▸ Task directions: Exactly repeat the material, dropping every picture from the copy.

▸ Data excerpt:
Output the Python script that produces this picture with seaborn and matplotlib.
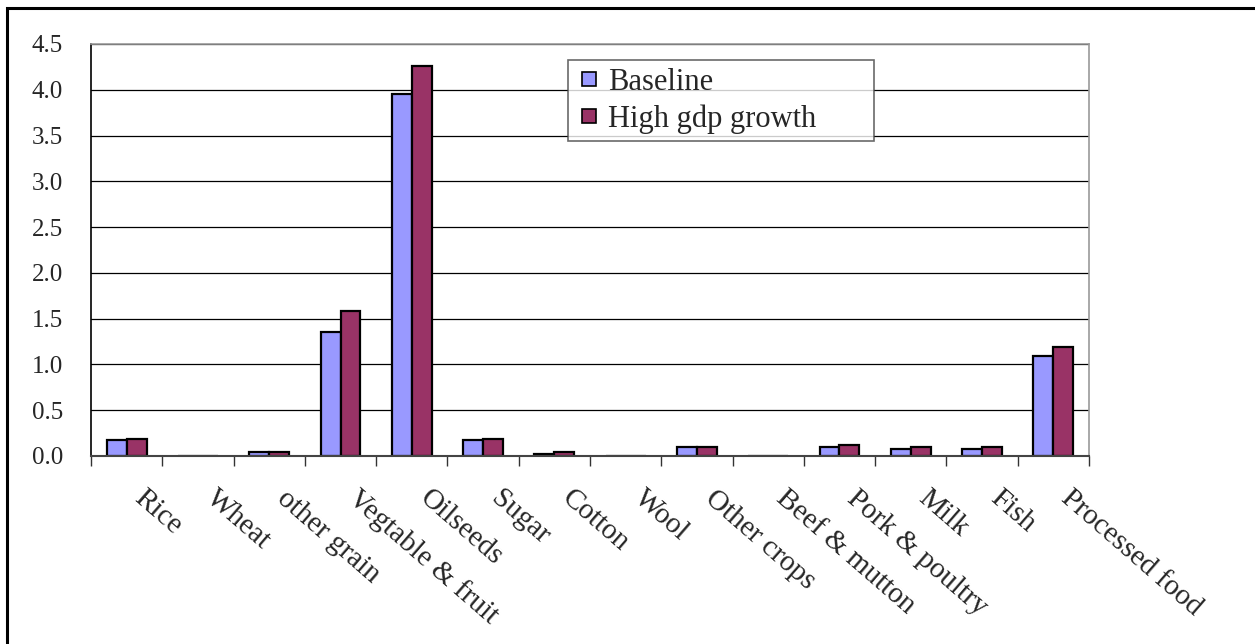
import matplotlib
matplotlib.use("Agg")
import matplotlib.pyplot as plt
import matplotlib.patches as mpatches
import matplotlib.transforms as mtransforms
from matplotlib.legend_handler import HandlerPatch
from matplotlib.ticker import FixedLocator
import seaborn as sns
import pandas as pd
import numpy as np

categories = ["Rice", "Wheat", "other grain", "Vegtable & fruit", "Oilseeds", "Sugar",
              "Cotton", "Wool", "Other crops", "Beef & mutton", "Pork & poultry",
              "Milk", "Fish", "Processed food"]
baseline = [0.17, 0.0, 0.04, 1.35, 3.95, 0.17, 0.02, 0.0, 0.10, 0.0, 0.10, 0.08, 0.08, 1.09]
high_gdp = [0.19, 0.0, 0.04, 1.58, 4.26, 0.19, 0.04, 0.0, 0.10, 0.0, 0.12, 0.10, 0.10, 1.19]
series_names = ["Baseline", "High gdp growth"]
y_ticks = [0.0, 0.5, 1.0, 1.5, 2.0, 2.5, 3.0, 3.5, 4.0, 4.5]

df = pd.DataFrame({
    "category": categories * 2,
    "value": baseline + high_gdp,
    "scenario": [series_names[0]] * len(categories) + [series_names[1]] * len(categories),
})

sns.set_theme(style="white")
plt.rcParams["font.family"] = ["Liberation Serif", "DejaVu Serif"]

W, H = 1255, 644
fig = plt.figure(figsize=(W / 100, H / 100), dpi=100)
ax_l, ax_r, ax_t, ax_b = 91, 1089, 44, 456
ax = fig.add_axes([ax_l / W, 1 - ax_b / H, (ax_r - ax_l) / W, (ax_b - ax_t) / H])

palette = {"Baseline": "#9999FF", "High gdp growth": "#993366"}
sns.barplot(data=df, x="category", y="value", hue="scenario", order=categories,
            hue_order=series_names, palette=palette, width=0.56, dodge=True,
            edgecolor="black", linewidth=1.6, saturation=1, ax=ax, legend=False)

ax.set_ylim(0, 4.5)
ax.set_xlim(-0.5, len(categories) - 0.5)
ax.set_yticks(y_ticks)
ax.set_yticklabels([f"{v:.1f}" for v in y_ticks], fontsize=18)
ax.yaxis.grid(True, color="black", linewidth=0.9)
ax.set_axisbelow(True)
ax.set_xlabel("")
ax.set_ylabel("")

# category labels slanted down to the right
ax.set_xticks(range(len(categories)))
ax.set_xticklabels(categories, fontsize=21, rotation=-41, ha="left", va="top",
                   rotation_mode="anchor")
ax.tick_params(axis="x", which="major", length=0, pad=10)
ax.tick_params(axis="y", which="major", length=0, pad=20)
shift = mtransforms.ScaledTranslation(20 / 100, -15 / 100, fig.dpi_scale_trans)
for lab in ax.get_xticklabels():
    lab.set_transform(lab.get_transform() + shift)

# separator ticks between category groups
ax.xaxis.set_minor_locator(FixedLocator(np.arange(-0.5, len(categories), 1.0)))
ax.tick_params(axis="x", which="minor", length=7, width=1, color="#333333",
               direction="out", bottom=True)

for side in ["top", "right"]:
    ax.spines[side].set_visible(True)
    ax.spines[side].set_color("#999999")
    ax.spines[side].set_linewidth(1.2)
ax.spines["left"].set_color("black")
ax.spines["left"].set_linewidth(1.2)
ax.spines["bottom"].set_color("#444444")
ax.spines["bottom"].set_linewidth(1.5)


def square_key(legend, orig_handle, xdescent, ydescent, width, height, fontsize):
    # small square key pushed to the right end of the handle slot
    side = 10.0
    return mpatches.Rectangle((-xdescent + width - side, -ydescent + (height - side) / 2),
                              side, side)


# legend box spanning a fixed width inside the plot area
lx0, lx1, ly0, ly1 = 568, 874, 60, 140
pw, ph = ax_r - ax_l, ax_b - ax_t
handles = [mpatches.Patch(facecolor=palette[n], edgecolor="black", linewidth=1.2, label=n)
           for n in series_names]
leg = ax.legend(handles=handles, loc="upper left", mode="expand",
                bbox_to_anchor=((lx0 - ax_l) / pw, 1 - (ly1 - ax_t) / ph,
                                (lx1 - lx0) / pw, (ly1 - ly0) / ph),
                handler_map={mpatches.Patch: HandlerPatch(patch_func=square_key)},
                fontsize=22, frameon=True, fancybox=False, handlelength=0.67,
                handleheight=0.7, handletextpad=0.39, borderpad=0.25, labelspacing=0.25,
                borderaxespad=0)
leg.get_frame().set_edgecolor("#444444")
leg.get_frame().set_linewidth(1.2)

# outer chart frame
fig.add_artist(mpatches.Rectangle((7 / W, -0.05), 1.1, 1 - 8 / H + 0.05,
                                  transform=fig.transFigure, fill=False,
                                  edgecolor="black", linewidth=2.2))

fig.savefig("out.png", dpi=100, facecolor="white")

▸ Result of the task:
Output the Python script that produces this picture with seaborn and matplotlib.
import matplotlib
matplotlib.use("Agg")
import matplotlib.pyplot as plt
import matplotlib.patches as mpatches
import matplotlib.transforms as mtransforms
from matplotlib.legend_handler import HandlerPatch
from matplotlib.ticker import FixedLocator
import seaborn as sns
import pandas as pd
import numpy as np

categories = ["Rice", "Wheat", "other grain", "Vegtable & fruit", "Oilseeds", "Sugar",
              "Cotton", "Wool", "Other crops", "Beef & mutton", "Pork & poultry",
              "Milk", "Fish", "Processed food"]
baseline = [0.17, 0.0, 0.04, 1.35, 3.95, 0.17, 0.02, 0.0, 0.10, 0.0, 0.10, 0.08, 0.08, 1.09]
high_gdp = [0.19, 0.0, 0.04, 1.58, 4.26, 0.19, 0.04, 0.0, 0.10, 0.0, 0.12, 0.10, 0.10, 1.19]
series_names = ["Baseline", "High gdp growth"]
y_ticks = [0.0, 0.5, 1.0, 1.5, 2.0, 2.5, 3.0, 3.5, 4.0, 4.5]

df = pd.DataFrame({
    "category": categories * 2,
    "value": baseline + high_gdp,
    "scenario": [series_names[0]] * len(categories) + [series_names[1]] * len(categories),
})

sns.set_theme(style="white")
plt.rcParams["font.family"] = ["Liberation Serif", "DejaVu Serif"]

W, H = 1255, 644
fig = plt.figure(figsize=(W / 100, H / 100), dpi=100)
ax_l, ax_r, ax_t, ax_b = 91, 1089, 44, 456
ax = fig.add_axes([ax_l / W, 1 - ax_b / H, (ax_r - ax_l) / W, (ax_b - ax_t) / H])

palette = {"Baseline": "#9999FF", "High gdp growth": "#993366"}
sns.barplot(data=df, x="category", y="value", hue="scenario", order=categories,
            hue_order=series_names, palette=palette, width=0.56, dodge=True,
            edgecolor="black", linewidth=1.6, saturation=1, ax=ax, legend=False)

ax.set_ylim(0, 4.5)
ax.set_xlim(-0.5, len(categories) - 0.5)
ax.set_yticks(y_ticks)
ax.set_yticklabels([f"{v:.1f}" for v in y_ticks], fontsize=18)
ax.yaxis.grid(True, color="black", linewidth=0.9)
ax.set_axisbelow(True)
ax.set_xlabel("")
ax.set_ylabel("")

# category labels slanted down to the right
ax.set_xticks(range(len(categories)))
ax.set_xticklabels(categories, fontsize=21, rotation=-41, ha="left", va="top",
                   rotation_mode="anchor")
ax.tick_params(axis="x", which="major", length=0, pad=10)
ax.tick_params(axis="y", which="major", length=0, pad=20)
shift = mtransforms.ScaledTranslation(20 / 100, -15 / 100, fig.dpi_scale_trans)
for lab in ax.get_xticklabels():
    lab.set_transform(lab.get_transform() + shift)

# separator ticks between category groups
ax.xaxis.set_minor_locator(FixedLocator(np.arange(-0.5, len(categories), 1.0)))
ax.tick_params(axis="x", which="minor", length=7, width=1, color="#333333",
               direction="out", bottom=True)

for side in ["top", "right"]:
    ax.spines[side].set_visible(True)
    ax.spines[side].set_color("#999999")
    ax.spines[side].set_linewidth(1.2)
ax.spines["left"].set_color("black")
ax.spines["left"].set_linewidth(1.2)
ax.spines["bottom"].set_color("#444444")
ax.spines["bottom"].set_linewidth(1.5)


def square_key(legend, orig_handle, xdescent, ydescent, width, height, fontsize):
    # small square key pushed to the right end of the handle slot
    side = 10.0
    return mpatches.Rectangle((-xdescent + width - side, -ydescent + (height - side) / 2),
                              side, side)


# legend box spanning a fixed width inside the plot area
lx0, lx1, ly0, ly1 = 568, 874, 60, 140
pw, ph = ax_r - ax_l, ax_b - ax_t
handles = [mpatches.Patch(facecolor=palette[n], edgecolor="black", linewidth=1.2, label=n)
           for n in series_names]
leg = ax.legend(handles=handles, loc="upper left", mode="expand",
                bbox_to_anchor=((lx0 - ax_l) / pw, 1 - (ly1 - ax_t) / ph,
                                (lx1 - lx0) / pw, (ly1 - ly0) / ph),
                handler_map={mpatches.Patch: HandlerPatch(patch_func=square_key)},
                fontsize=22, frameon=True, fancybox=False, handlelength=0.67,
                handleheight=0.7, handletextpad=0.39, borderpad=0.25, labelspacing=0.25,
                borderaxespad=0)
leg.get_frame().set_edgecolor("#444444")
leg.get_frame().set_linewidth(1.2)

# outer chart frame
fig.add_artist(mpatches.Rectangle((7 / W, -0.05), 1.1, 1 - 8 / H + 0.05,
                                  transform=fig.transFigure, fill=False,
                                  edgecolor="black", linewidth=2.2))

fig.savefig("out.png", dpi=100, facecolor="white")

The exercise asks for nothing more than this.